The exercise -> Look through the data below and work out how many lines contain the string "this". Give the number alone.
* BEGIN The input *
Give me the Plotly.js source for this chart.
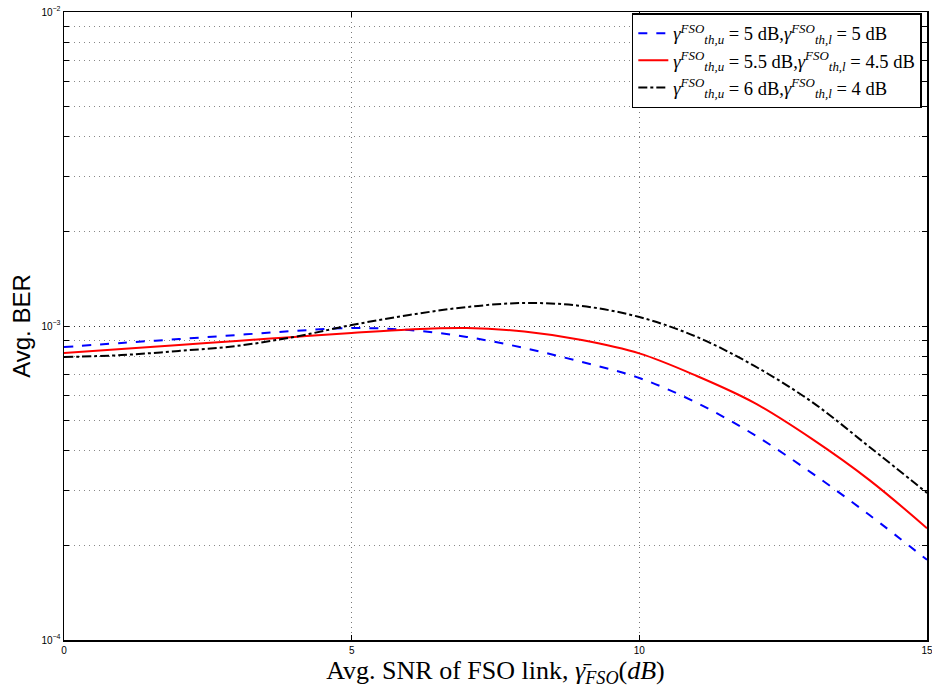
<!DOCTYPE html>
<html>
<head>
<meta charset="utf-8">
<script src="https://cdn.plot.ly/plotly-3.0.1.min.js"></script>
<style>html,body{margin:0;padding:0;background:#fff;}#chart{width:932px;height:694px;}</style>
</head>
<body>
<div id="chart"></div>
<script>
const snr = [0,1,2,3,4,5,6,7,8,9,10,11,12,13,14,15];
const berA = [8.57e-4,8.83e-4,9.09e-4,9.36e-4,9.64e-4,9.85e-4,9.71e-4,9.23e-4,8.51e-4,7.68e-4,6.83e-4,5.69e-4,4.50e-4,3.40e-4,2.50e-4,1.80e-4];
const berB = [8.20e-4,8.45e-4,8.70e-4,8.96e-4,9.23e-4,9.50e-4,9.75e-4,9.85e-4,9.60e-4,9.02e-4,8.18e-4,6.93e-4,5.69e-4,4.37e-4,3.23e-4,2.27e-4];
const berC = [7.96e-4,8.08e-4,8.33e-4,8.64e-4,9.23e-4,1.007e-3,1.084e-3,1.149e-3,1.184e-3,1.158e-3,1.068e-3,9.23e-4,7.46e-4,5.73e-4,4.12e-4,2.94e-4];
const names = [
  "<i>γ</i><sup><i>FSO</i></sup><sub><i>th,u</i></sub> = 5 dB,<i>γ</i><sup><i>FSO</i></sup><sub><i>th,l</i></sub> = 5 dB",
  "<i>γ</i><sup><i>FSO</i></sup><sub><i>th,u</i></sub> = 5.5 dB,<i>γ</i><sup><i>FSO</i></sup><sub><i>th,l</i></sub> = 4.5 dB",
  "<i>γ</i><sup><i>FSO</i></sup><sub><i>th,u</i></sub> = 6 dB,<i>γ</i><sup><i>FSO</i></sup><sub><i>th,l</i></sub> = 4 dB"
];
const xTicks = [0,5,10,15];
const yDecades = [1e-4,1e-3,1e-2];
const yDecadeText = ["10<sup>−4</sup>","10<sup>−3</sup>","10<sup>−2</sup>"];

// minor gridline positions 2..9 within each decade
const yMinor = [];
for (let d = 0; d < yDecades.length - 1; d++) {
  for (let m = 2; m <= 9; m++) yMinor.push(yDecades[d] * m);
}

const traces = [
  {x: snr, y: berA, name: names[0], mode: "lines", line: {color: "#0000ff", width: 2, dash: "dash", shape: "spline", smoothing: 1}},
  {x: snr, y: berB, name: names[1], mode: "lines", line: {color: "#ff0000", width: 2, shape: "spline", smoothing: 1}},
  {x: snr, y: berC, name: names[2], mode: "lines", line: {color: "#000000", width: 2, dash: "dashdot", shape: "spline", smoothing: 1}}
];

const gridDash = "1px,4px";
const layout = {
  width: 932, height: 694,
  margin: {l: 64, r: 5, t: 12, b: 54},
  paper_bgcolor: "#fff", plot_bgcolor: "#fff",
  showlegend: true,
  legend: {
    x: 0.994, xanchor: "right", y: 0.998, yanchor: "top",
    bgcolor: "#fff", bordercolor: "#000", borderwidth: 1.5,
    font: {family: "Liberation Serif, DejaVu Serif, serif", size: 18.5, color: "#000"},
    tracegroupgap: 0, itemwidth: 30
  },
  xaxis: {
    range: [0, 15], tickvals: xTicks, ticktext: xTicks.map(String),
    showline: true, linecolor: "#000", linewidth: 1.5, mirror: "ticks",
    ticks: "inside", ticklen: 5, tickcolor: "#000",
    showgrid: true, gridcolor: "#777", griddash: gridDash, gridwidth: 1,
    zeroline: false, ticklabeloverflow: "allow",
    tickfont: {family: "Liberation Sans, Arial, sans-serif", size: 10, color: "#000"},
    title: {text: "Avg. SNR of FSO link, <i>γ̄</i><sub><i>FSO</i></sub>(<i>dB</i>)", font: {family: "Liberation Serif, DejaVu Serif, serif", size: 26, color: "#000"}, standoff: 6}
  },
  yaxis: {
    type: "log", range: [-4, -2],
    tickvals: yDecades, ticktext: yDecadeText,
    showline: true, linecolor: "#000", linewidth: 1.5, mirror: "ticks",
    ticks: "inside", ticklen: 5, tickcolor: "#000",
    showgrid: true, gridcolor: "#333", griddash: gridDash, gridwidth: 1,
    zeroline: false,
    minor: {tickvals: yMinor, ticks: "inside", ticklen: 5, tickcolor: "#000", showgrid: true, gridcolor: "#888", griddash: gridDash, gridwidth: 1},
    tickfont: {family: "Liberation Sans, Arial, sans-serif", size: 10, color: "#000"},
    title: {text: "Avg. BER", font: {family: "Liberation Sans, Arial, sans-serif", size: 24, color: "#000"}, standoff: 4}
  }
};

Plotly.newPlot("chart", traces, layout, {displayModeBar: false, staticPlot: true});
</script>
</body>
</html>
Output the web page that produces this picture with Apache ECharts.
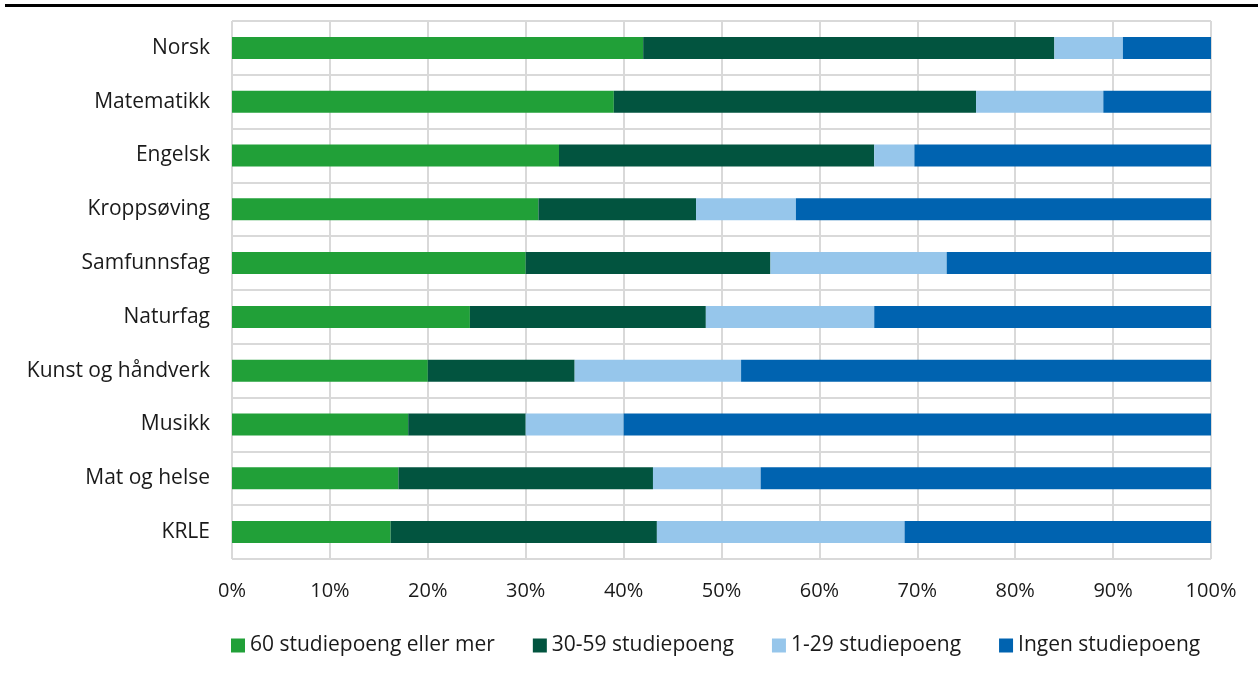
* END The input *
Exercise solution -> 2